Note how many lines hold "this" and report that number by itself.

[start]

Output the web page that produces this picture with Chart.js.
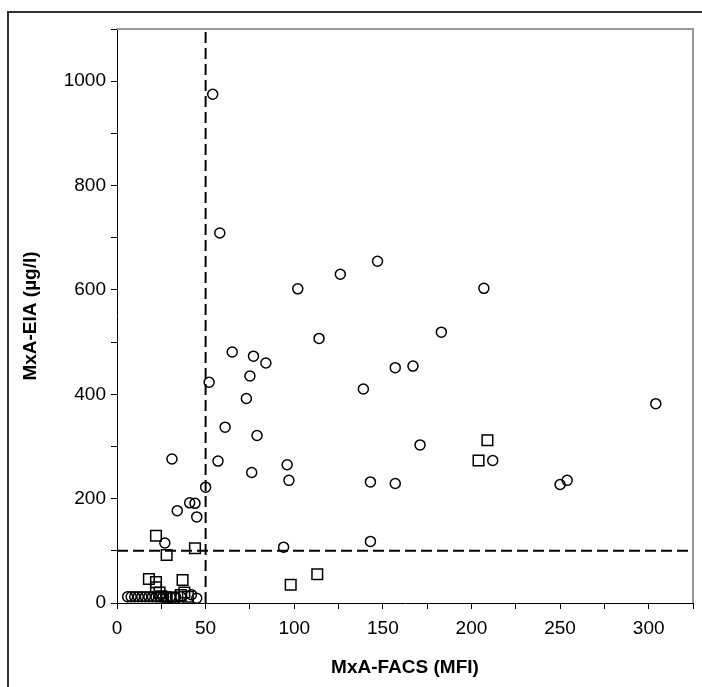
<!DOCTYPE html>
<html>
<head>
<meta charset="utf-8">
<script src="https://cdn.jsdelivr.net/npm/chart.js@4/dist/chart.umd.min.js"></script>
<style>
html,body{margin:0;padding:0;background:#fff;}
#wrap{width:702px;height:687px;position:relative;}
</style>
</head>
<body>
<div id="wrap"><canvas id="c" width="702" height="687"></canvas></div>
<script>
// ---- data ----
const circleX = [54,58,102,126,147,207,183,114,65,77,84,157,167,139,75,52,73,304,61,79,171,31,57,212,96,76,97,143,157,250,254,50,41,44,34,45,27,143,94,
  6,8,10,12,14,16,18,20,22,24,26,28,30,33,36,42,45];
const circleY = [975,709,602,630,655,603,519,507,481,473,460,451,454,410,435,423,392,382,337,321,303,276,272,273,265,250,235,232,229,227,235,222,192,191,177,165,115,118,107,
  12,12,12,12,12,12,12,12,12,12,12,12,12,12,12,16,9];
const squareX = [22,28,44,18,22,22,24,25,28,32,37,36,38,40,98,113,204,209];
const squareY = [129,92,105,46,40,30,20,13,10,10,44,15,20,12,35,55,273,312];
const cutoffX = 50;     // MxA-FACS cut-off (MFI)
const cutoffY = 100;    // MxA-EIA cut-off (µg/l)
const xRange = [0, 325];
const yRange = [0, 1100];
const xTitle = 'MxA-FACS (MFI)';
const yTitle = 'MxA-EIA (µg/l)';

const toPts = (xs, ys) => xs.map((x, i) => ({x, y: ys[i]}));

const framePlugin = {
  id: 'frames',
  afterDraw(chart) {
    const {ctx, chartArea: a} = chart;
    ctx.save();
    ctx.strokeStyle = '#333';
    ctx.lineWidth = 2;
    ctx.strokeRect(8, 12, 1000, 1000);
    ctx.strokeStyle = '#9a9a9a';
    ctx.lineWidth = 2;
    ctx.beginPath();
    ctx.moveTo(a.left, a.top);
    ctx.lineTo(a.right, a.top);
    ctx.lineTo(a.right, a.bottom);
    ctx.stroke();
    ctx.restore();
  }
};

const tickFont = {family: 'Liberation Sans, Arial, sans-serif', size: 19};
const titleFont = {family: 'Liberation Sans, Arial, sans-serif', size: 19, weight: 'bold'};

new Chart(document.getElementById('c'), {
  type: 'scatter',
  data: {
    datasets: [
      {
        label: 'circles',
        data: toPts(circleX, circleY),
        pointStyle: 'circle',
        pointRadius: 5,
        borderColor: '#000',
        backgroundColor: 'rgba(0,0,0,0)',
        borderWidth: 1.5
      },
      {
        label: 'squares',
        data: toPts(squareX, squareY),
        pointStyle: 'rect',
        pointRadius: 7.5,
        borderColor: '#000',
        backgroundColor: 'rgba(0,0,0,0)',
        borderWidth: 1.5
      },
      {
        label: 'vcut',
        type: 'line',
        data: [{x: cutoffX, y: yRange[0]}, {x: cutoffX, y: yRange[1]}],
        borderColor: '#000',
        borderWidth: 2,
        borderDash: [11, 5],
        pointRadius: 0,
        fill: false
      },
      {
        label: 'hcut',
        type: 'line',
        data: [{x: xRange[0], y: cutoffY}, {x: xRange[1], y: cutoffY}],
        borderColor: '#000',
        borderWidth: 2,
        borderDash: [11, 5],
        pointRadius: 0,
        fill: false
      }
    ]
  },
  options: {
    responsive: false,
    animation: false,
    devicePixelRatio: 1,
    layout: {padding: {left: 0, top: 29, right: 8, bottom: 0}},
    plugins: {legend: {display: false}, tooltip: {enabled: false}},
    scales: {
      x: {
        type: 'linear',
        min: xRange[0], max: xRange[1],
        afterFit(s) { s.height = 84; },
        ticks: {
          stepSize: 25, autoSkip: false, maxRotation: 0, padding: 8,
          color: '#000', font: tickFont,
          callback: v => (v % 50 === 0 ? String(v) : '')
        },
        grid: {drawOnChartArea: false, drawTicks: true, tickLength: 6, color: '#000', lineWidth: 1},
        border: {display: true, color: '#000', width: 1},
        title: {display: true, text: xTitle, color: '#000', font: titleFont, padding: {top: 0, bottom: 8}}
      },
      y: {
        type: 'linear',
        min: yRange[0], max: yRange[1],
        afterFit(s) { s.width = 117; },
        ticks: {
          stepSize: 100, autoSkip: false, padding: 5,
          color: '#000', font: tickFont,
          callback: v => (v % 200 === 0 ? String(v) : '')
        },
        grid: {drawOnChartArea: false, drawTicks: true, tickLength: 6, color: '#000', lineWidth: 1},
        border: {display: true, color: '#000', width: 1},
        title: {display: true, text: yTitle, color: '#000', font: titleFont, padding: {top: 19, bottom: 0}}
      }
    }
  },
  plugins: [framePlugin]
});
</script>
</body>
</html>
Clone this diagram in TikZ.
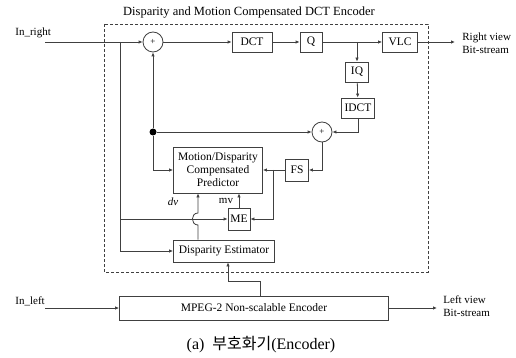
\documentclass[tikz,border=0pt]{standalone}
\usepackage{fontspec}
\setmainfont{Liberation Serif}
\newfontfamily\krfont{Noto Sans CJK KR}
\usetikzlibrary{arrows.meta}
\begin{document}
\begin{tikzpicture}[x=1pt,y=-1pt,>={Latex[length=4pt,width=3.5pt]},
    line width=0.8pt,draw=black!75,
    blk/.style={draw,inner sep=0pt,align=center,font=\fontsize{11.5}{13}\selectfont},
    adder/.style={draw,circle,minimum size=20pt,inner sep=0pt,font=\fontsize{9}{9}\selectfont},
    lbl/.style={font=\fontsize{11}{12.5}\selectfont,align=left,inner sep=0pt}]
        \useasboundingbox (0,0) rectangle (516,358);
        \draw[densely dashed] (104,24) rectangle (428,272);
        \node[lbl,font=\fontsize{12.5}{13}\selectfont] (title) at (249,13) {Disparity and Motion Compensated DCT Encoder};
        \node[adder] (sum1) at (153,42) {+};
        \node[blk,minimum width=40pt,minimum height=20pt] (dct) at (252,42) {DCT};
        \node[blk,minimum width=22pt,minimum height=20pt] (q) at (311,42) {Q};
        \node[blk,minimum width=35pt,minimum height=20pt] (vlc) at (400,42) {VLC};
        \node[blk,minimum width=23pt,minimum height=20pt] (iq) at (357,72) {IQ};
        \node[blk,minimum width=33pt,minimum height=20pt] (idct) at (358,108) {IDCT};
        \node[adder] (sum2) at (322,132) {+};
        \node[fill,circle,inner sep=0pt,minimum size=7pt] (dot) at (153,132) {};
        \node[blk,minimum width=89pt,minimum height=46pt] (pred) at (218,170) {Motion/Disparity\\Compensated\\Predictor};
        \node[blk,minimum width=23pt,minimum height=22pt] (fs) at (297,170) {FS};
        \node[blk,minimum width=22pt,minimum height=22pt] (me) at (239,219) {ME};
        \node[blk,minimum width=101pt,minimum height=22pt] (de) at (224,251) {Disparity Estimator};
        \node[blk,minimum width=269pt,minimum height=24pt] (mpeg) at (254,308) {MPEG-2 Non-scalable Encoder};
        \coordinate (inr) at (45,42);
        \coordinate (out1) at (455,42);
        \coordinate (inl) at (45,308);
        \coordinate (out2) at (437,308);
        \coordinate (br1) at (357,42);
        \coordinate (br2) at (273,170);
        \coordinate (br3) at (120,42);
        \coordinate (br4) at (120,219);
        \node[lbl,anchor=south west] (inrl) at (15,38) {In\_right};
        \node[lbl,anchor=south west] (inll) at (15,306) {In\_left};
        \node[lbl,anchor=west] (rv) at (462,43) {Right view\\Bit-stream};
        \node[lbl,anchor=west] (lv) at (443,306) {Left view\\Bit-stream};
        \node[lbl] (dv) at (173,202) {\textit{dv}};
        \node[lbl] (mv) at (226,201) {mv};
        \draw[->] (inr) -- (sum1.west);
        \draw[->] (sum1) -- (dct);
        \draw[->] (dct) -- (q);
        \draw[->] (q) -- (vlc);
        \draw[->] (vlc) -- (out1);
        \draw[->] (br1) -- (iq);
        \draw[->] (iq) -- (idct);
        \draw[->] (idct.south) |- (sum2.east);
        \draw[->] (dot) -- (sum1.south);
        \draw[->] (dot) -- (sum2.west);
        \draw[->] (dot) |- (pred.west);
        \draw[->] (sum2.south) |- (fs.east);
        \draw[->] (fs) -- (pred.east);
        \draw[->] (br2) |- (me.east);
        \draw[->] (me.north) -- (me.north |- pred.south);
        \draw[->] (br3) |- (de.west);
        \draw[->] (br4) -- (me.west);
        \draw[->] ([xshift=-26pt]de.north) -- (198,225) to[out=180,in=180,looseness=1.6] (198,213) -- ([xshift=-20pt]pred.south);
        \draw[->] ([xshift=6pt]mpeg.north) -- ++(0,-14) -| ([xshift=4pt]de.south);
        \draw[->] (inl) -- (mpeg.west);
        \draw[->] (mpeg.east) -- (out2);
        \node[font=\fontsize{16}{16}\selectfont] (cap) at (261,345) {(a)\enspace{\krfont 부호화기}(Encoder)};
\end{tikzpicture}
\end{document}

[end]

RIGHT ANSWER: 2